Exercise directions
Filter these entries, keeping only lines that hold the word "code".

Raw records
** start **

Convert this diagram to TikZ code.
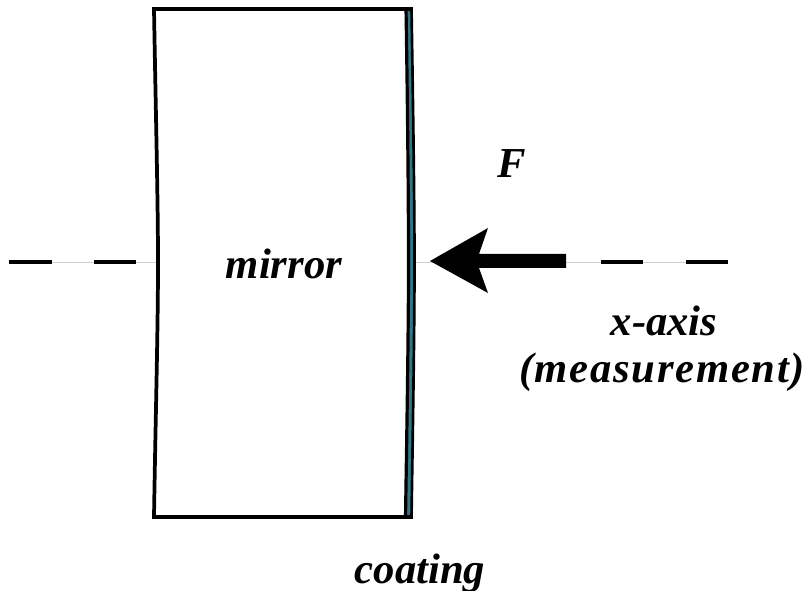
\documentclass[tikz,border=0pt]{standalone}
\usepackage{fontspec}
\setmainfont{Liberation Serif}
\usepackage{tikz}
\usetikzlibrary{positioning}
\definecolor{coatingteal}{RGB}{48,118,135}
\tikzset{
  label text/.style={font=\fontsize{32}{38}\selectfont\bfseries\itshape, inner sep=0pt},
  axis dash/.style={line width=2.8},
  axis thin/.style={line width=.7, black!18}
}
\begin{document}
\begin{tikzpicture}[x=.75pt, y=-.75pt, line width=2.8]
\useasboundingbox (0,0) rectangle (811,591);
% -- axis --
\draw[axis thin] (9,262) to (156,262);
\draw[axis thin] (415,262) to (728,262);
\draw[axis dash] (9,262) to (52,262);
\draw[axis dash] (94,262) to (136,262);
\draw[axis dash] (601,262) to (643,262);
\draw[axis dash] (686,262) to (728,262);
% -- coating --
\draw[line width=4.5, coatingteal] (408.5,8) .. controls (410,100) and (411.5,200) .. (411.5,262) .. controls (411.5,330) and (410,420) .. (408.5,518);
% -- mirror --
\draw[line cap=rect] (154,9) to (411,9);
\draw[line cap=rect] (154,517) to (411,517);
\draw (154,9) .. controls (155.5,100) and (158,200) .. (158,262) .. controls (158,330) and (155.5,420) .. (154,517);
\draw[line width=2.4] (406,8) .. controls (407.5,100) and (408.5,200) .. (408.5,262) .. controls (408.5,330) and (407,420) .. (405.5,518);
\draw[line width=2] (411.5,8) .. controls (413,100) and (414.5,200) .. (414.5,262) .. controls (414.5,330) and (413,420) .. (411.5,518);
% -- force --
\fill (430,261) -- (488,228) -- (479,254) -- (566,254) -- (566,268) -- (479,268) -- (488,293) -- cycle;
% -- labels --
\node[label text] (mirror) at (284,264) {mirror};
\node[label text] (force) at (512,164) {F};
\node[label text] (axis) at (664,321) {x-axis};
\node[label text, font=\fontsize{32}{38}\selectfont\bfseries\itshape\addfontfeature{LetterSpace=4}] (measure) at (662,372) {(measurement)};
\node[label text] (coating) at (420,573) {coating};
\end{tikzpicture}
\end{document}
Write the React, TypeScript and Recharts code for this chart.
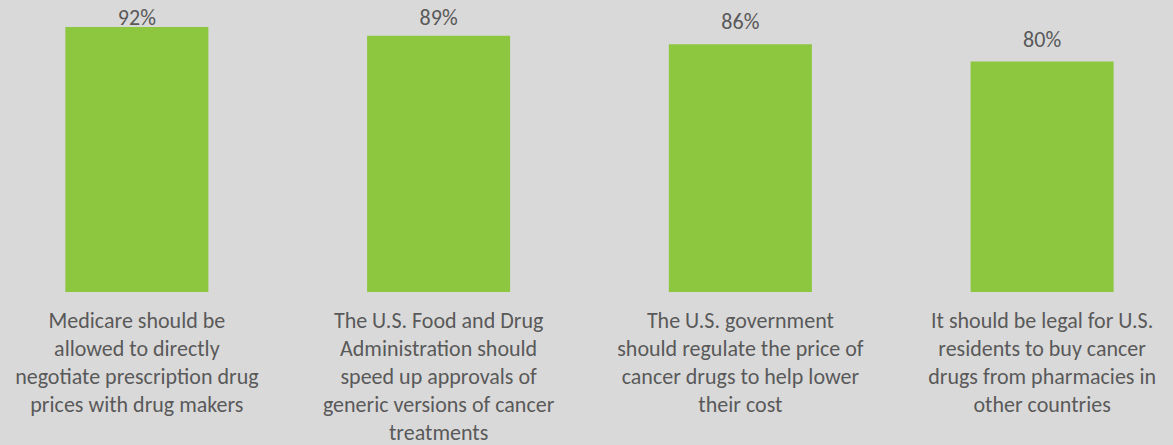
import { BarChart, Bar, XAxis, YAxis, LabelList } from "recharts";

const categories = [
  "Medicare should be allowed to directly negotiate prescription drug prices with drug makers",
  "The U.S. Food and Drug Administration should speed up approvals of generic versions of cancer treatments",
  "The U.S. government should regulate the price of cancer drugs to help lower their cost",
  "It should be legal for U.S. residents to buy cancer drugs from pharmacies in other countries",
];

const categoryLines = [
  ["Medicare should be", "allowed to directly", "negotiate prescription drug", "prices with drug makers"],
  ["The U.S. Food and Drug", "Administration should", "speed up approvals of", "generic versions of cancer", "treatments"],
  ["The U.S. government", "should regulate the price of", "cancer drugs to help lower", "their cost"],
  ["It should be legal for U.S.", "residents to buy cancer", "drugs from pharmacies in", "other countries"],
];

const agreePct = [92, 89, 86, 80];

const data = categories.map((name, i) => ({ name, value: agreePct[i] }));

const FONT = "Carlito, Calibri, Lato, sans-serif";
const TEXT = "#595959";

function CategoryTick(props: any) {
  const { x, y, payload } = props;
  const lines = categoryLines[categories.indexOf(payload.value)] || [payload.value];
  return (
    <text x={x} y={y + 28} textAnchor="middle" fill={TEXT} fontSize={22} fontFamily={FONT}>
      {lines.map((l, i) => (
        <tspan key={i} x={x} dy={i === 0 ? 0 : 28}>
          {l}
        </tspan>
      ))}
    </text>
  );
}

function ValueLabel(props: any) {
  const { x, y, width, value } = props;
  const base = Math.max(y - 15, 25);
  return (
    <text x={x + width / 2} y={base} textAnchor="middle" fill={TEXT} fontSize={22} fontFamily={FONT}>
      {value}%
    </text>
  );
}

export default function App() {
  return (
    <div
      style={{
        position: "absolute",
        left: 0,
        top: 0,
        width: 1173,
        height: 445,
        background: "#d9d9d9",
        overflow: "hidden",
      }}
    >
      <div style={{ position: "absolute", left: -14, top: 0 }}>
        <BarChart width={1207} height={445} data={data} margin={{ top: 4, right: 0, bottom: 0, left: 0 }} barCategoryGap="26.3%">
          <XAxis dataKey="name" axisLine={false} tickLine={false} interval={0} height={153} tick={<CategoryTick />} />
          <YAxis hide domain={[0, 100]} />
          <Bar dataKey="value" fill="#8dc63f" isAnimationActive={false}>
            <LabelList dataKey="value" content={<ValueLabel />} />
          </Bar>
        </BarChart>
      </div>
    </div>
  );
}
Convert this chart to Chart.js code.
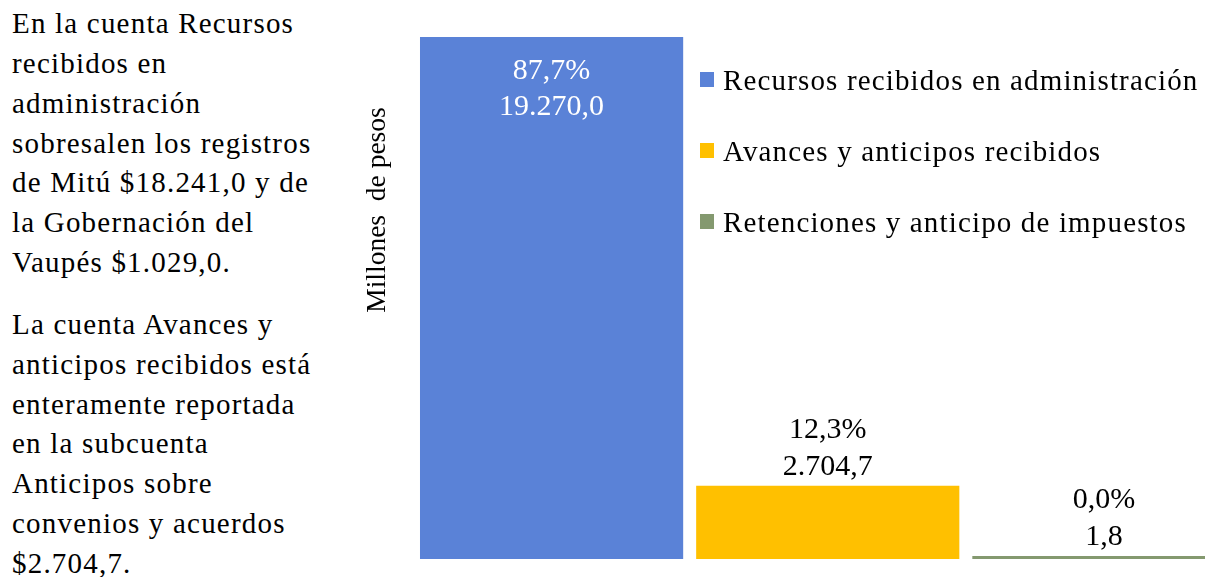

** end **

Response to this task
Convert this diagram to TikZ code.
Write the React, TypeScript and Recharts code for this chart.
Convert this chart to Chart.js code.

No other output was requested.